BEGIN Data section
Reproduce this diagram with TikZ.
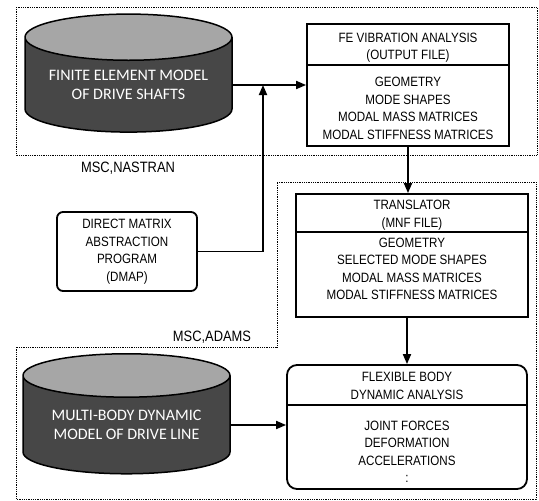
\documentclass[tikz,border=0pt]{standalone}
\usepackage{fontspec}
\newfontfamily\boxfont[FakeStretch=0.86]{Liberation Sans}
\newfontfamily\cylfont{Carlito}
\usetikzlibrary{shapes.geometric,arrows.meta}

\begin{document}
\begin{tikzpicture}[x=1pt,y=1pt]

        \tikzstyle{every node}=[align=center,inner sep=0pt,font=\boxfont\fontsize{13.5}{17.5}\selectfont]
        \tikzstyle{region}=[draw,densely dotted,line width=0.8pt]
        \tikzstyle{tag}=[font=\boxfont\fontsize{15}{18}\selectfont]
        \tikzstyle{box}=[draw,line width=1.8pt,rectangle]
        \tikzstyle{drum}=[draw,line width=1.5pt,cylinder,shape border rotate=90,aspect=0.29,
            cylinder uses custom fill,cylinder body fill=black!72,cylinder end fill=black!35,
            text=white,font=\cylfont\fontsize{16}{19}\selectfont]
        \tikzstyle{arr}=[line width=1.8pt,-{Triangle[length=10pt,width=8pt]}]

        \useasboundingbox (0,0) rectangle (539,-501);

        % program regions
        \draw[region] (16,-7) rectangle (537,-155);
        \draw[region] (277,-182) -- (536,-182) -- (536,-499) -- (16,-499) -- (16,-347) -- (277,-347) -- cycle;
        \node[tag] (nastran) at (128,-168) {MSC,NASTRAN};
        \node[tag] (adams) at (212,-337) {MSC,ADAMS};

        % models
        \node[drum,minimum width=207,minimum height=118] (fem) at (128.5,-85) {FINITE ELEMENT MODEL\\OF DRIVE SHAFTS};
        \node[drum,minimum width=207,minimum height=120] (mbd) at (126.5,-425) {MULTI-BODY DYNAMIC\\MODEL OF DRIVE LINE};

        % split boxes
        \node[box,minimum width=202,minimum height=122] (fe) at (408,-85) {};
        \node[box,minimum width=232,minimum height=123] (tr) at (412,-255.5) {};
        \node[box,rounded corners=10pt,minimum width=240,minimum height=124] (flex) at (407,-427) {};
        \foreach \b/\d in {fe/42,tr/39,flex/41} {
            \draw[line width=1.8pt] ([yshift=-\d pt]\b.north west) -- ([yshift=-\d pt]\b.north east);
        }

        \node (fe_t) at (408,-47.5) {FE VIBRATION ANALYSIS\\(OUTPUT FILE)};
        \node (fe_l) at (408,-108.5) {GEOMETRY\\MODE SHAPES\\MODAL MASS MATRICES\\MODAL STIFFNESS MATRICES};
        \node (tr_t) at (412,-215) {TRANSLATOR\\(MNF FILE)};
        \node (tr_l) at (412,-269) {GEOMETRY\\SELECTED MODE SHAPES\\MODAL MASS MATRICES\\MODAL STIFFNESS MATRICES};
        \node (flex_t) at (407,-386) {FLEXIBLE BODY\\DYNAMIC ANALYSIS};
        \node (flex_l) at (407,-452) {JOINT FORCES\\DEFORMATION\\ACCELERATIONS\\:};

        \node[box,rounded corners=6pt,minimum width=140,minimum height=79] (dmap) at (127,-251.5)
            {DIRECT MATRIX\\ABSTRACTION\\PROGRAM\\(DMAP)};

        % flow
        \coordinate (tee) at (263,-85);
        \draw[arr] (fem.east) -- (fem.east -| fe.west);
        \draw[arr] (dmap.east) -| (tee);
        \draw[arr] (fe.south) -- (fe.south |- tr.north);
        \draw[arr] (tr.south -| flex.north) -- (flex.north);
        \draw[arr] (mbd.east) -- (mbd.east -| flex.west);

    \end{tikzpicture}
\end{document}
END Data section
What to produce »
Set down again, exactly, the lines of the material above from its first line to the one with "width=207,minimum height=120] (mbd)", inclusive. Leave the pictures out.

Exercise answer »
Reproduce this diagram with TikZ.
\documentclass[tikz,border=0pt]{standalone}
\usepackage{fontspec}
\newfontfamily\boxfont[FakeStretch=0.86]{Liberation Sans}
\newfontfamily\cylfont{Carlito}
\usetikzlibrary{shapes.geometric,arrows.meta}

\begin{document}
\begin{tikzpicture}[x=1pt,y=1pt]

        \tikzstyle{every node}=[align=center,inner sep=0pt,font=\boxfont\fontsize{13.5}{17.5}\selectfont]
        \tikzstyle{region}=[draw,densely dotted,line width=0.8pt]
        \tikzstyle{tag}=[font=\boxfont\fontsize{15}{18}\selectfont]
        \tikzstyle{box}=[draw,line width=1.8pt,rectangle]
        \tikzstyle{drum}=[draw,line width=1.5pt,cylinder,shape border rotate=90,aspect=0.29,
            cylinder uses custom fill,cylinder body fill=black!72,cylinder end fill=black!35,
            text=white,font=\cylfont\fontsize{16}{19}\selectfont]
        \tikzstyle{arr}=[line width=1.8pt,-{Triangle[length=10pt,width=8pt]}]

        \useasboundingbox (0,0) rectangle (539,-501);

        % program regions
        \draw[region] (16,-7) rectangle (537,-155);
        \draw[region] (277,-182) -- (536,-182) -- (536,-499) -- (16,-499) -- (16,-347) -- (277,-347) -- cycle;
        \node[tag] (nastran) at (128,-168) {MSC,NASTRAN};
        \node[tag] (adams) at (212,-337) {MSC,ADAMS};

        % models
        \node[drum,minimum width=207,minimum height=118] (fem) at (128.5,-85) {FINITE ELEMENT MODEL\\OF DRIVE SHAFTS};
        \node[drum,minimum width=207,minimum height=120] (mbd) at (126.5,-425) {MULTI-BODY DYNAMIC\\MODEL OF DRIVE LINE};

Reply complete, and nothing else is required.